Et ces chercheurs-là, chargés de conduire petitement les grands travaux pensés par d’autres, et placés en position de ne jamais en voir le terme, sont sommés d’abdiquer à la fois la libre conduite de leurs recherches et la libre détermination de leurs objets de recherche, c’est-à-dire très exactement les principes qui fondent tout l’esprit scientifique.

Cette précarité serait dès lors l’annonce d’un futur désastre car elle exercerait ses effets bien au-delà de ce que l’on pourrait entrevoir : elle désorganiserait les formes collectives du métier.

Les postes qui se libéreraient, échapperaient aux procédures et aux garanties de l’État, ils relèveraient souvent du bon vouloir des titulaires et favoriseraient l’arbitraire et le clientélisme.

Un des effets pervers de cette politique discriminatoire serait qu’elle condamnerait les chercheurs à une docilité et à une stricte observance des liens hiérarchiques, qui les disposeraient à tous les conservatismes : pour obtenir ou pour garder leur poste, ils seraient bien inspirés de renoncer au désir, si profondément nécessaire pourtant, d’œuvrer à la rénovation critique des manières de faire et de penser la science.

Urgence à réformer

Et, pour terminer sur ces louanges de l’université françaises, revenons avec François Garçon dans un entretien sans concession sur les élites hexagonales.

L’auteur ne mâche pas ses mots sur le mode de fonctionnement endogène des élites françaises : « Motivées par la rente et la toute puissance que leur procurent leur diplôme », cette exception française expliquerait nos blocages à l’aune des comparaisons internationales.

Selon lui, la France est un cas unique, en Europe : notre « excellence » est purement scolaire, basée sur des connaissances apprises et recrachées par cœur.
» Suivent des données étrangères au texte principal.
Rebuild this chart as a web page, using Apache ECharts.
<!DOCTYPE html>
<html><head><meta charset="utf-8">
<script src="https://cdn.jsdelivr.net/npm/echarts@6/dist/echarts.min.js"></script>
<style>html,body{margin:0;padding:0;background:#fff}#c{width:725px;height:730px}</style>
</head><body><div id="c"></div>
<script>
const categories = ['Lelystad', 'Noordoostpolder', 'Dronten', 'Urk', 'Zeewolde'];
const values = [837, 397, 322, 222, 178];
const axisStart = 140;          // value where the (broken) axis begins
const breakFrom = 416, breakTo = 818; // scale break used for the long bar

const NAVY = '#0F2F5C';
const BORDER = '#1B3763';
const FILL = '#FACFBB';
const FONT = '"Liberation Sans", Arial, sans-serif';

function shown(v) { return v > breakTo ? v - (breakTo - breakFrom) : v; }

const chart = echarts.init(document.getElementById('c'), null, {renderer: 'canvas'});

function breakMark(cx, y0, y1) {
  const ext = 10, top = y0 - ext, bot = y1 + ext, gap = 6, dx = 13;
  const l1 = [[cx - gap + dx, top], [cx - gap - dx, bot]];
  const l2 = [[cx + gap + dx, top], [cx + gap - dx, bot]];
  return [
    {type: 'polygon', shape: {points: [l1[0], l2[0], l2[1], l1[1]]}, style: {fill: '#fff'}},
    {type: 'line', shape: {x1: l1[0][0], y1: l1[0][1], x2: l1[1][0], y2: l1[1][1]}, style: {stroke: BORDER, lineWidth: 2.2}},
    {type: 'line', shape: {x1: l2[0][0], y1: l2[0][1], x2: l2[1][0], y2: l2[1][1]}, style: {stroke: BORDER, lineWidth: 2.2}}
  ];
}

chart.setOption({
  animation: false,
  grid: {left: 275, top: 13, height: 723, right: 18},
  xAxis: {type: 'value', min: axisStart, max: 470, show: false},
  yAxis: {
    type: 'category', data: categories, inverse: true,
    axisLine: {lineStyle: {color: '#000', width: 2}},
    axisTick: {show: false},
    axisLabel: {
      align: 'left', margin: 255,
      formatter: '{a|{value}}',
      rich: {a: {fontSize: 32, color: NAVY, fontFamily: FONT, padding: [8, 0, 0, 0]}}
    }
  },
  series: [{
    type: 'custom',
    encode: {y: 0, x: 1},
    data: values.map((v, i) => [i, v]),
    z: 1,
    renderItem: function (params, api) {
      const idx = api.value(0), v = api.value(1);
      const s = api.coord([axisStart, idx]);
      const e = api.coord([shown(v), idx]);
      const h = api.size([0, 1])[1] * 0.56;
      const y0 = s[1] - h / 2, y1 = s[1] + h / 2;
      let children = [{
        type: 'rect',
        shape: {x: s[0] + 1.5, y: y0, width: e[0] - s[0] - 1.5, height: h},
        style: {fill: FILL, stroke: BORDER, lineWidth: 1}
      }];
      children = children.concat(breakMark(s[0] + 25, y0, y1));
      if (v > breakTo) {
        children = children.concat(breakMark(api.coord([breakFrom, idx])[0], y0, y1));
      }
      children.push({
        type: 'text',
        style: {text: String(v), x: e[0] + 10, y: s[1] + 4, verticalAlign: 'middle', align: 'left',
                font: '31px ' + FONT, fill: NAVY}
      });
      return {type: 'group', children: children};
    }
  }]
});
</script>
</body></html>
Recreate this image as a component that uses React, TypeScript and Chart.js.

Elle vous permet d’accéder à un poste où vous serez indéboulonnable, votre vie entière !

Le milieu des grandes écoles françaises, celles qui procurent les vraies rentes de situation, est donc totalement étriqué. L’Angleterre peut aussi avoir certains rentiers et s’il s’en trouve, ils sont peu nombreux et sont plutôt passés par le doctorat.

L’exercice de la thèse est unique, en ce sens qu’elle est un très long chantier, un exercice d’humilité qui s’éternise sur plusieurs années. Une thèse vous oblige à connaître tout ce que vos prédécesseurs ont écrit sur le domaine que vous découvrez et cela dans toutes les langues.

Au final, cet interminable marathon se termine devant un jury, qui souligne les faiblesses qui subsistent dans votre chef d’œuvre. La thèse est, donc, un exercice intellectuel qui exige une grande humilité doublée d’une détermination sans faille. On est, ainsi, aux antipodes du concours avec classement final, sur sujet imposé, le tout chronométré.

Pour Garçon, le fondamental serait néanmoins : « que deviennent les étudiants ? ». Notre offre de formation est-elle adaptée au marché ? Poser cette question n’est pas se soumettre aux « diktats du grand capital », mais rendre service à des jeunes dépourvus de tout repère… on peut le croire !

On peut penser à la lecture de ces auteurs qu’il y a urgence à rénover l’enseignement supérieur, les formations, l’accès aux études, les relations avec les grandes écoles, la mainmise sur les structures de décisions, de pouvoir, des diplômés des grandes écoles… nous le pensons.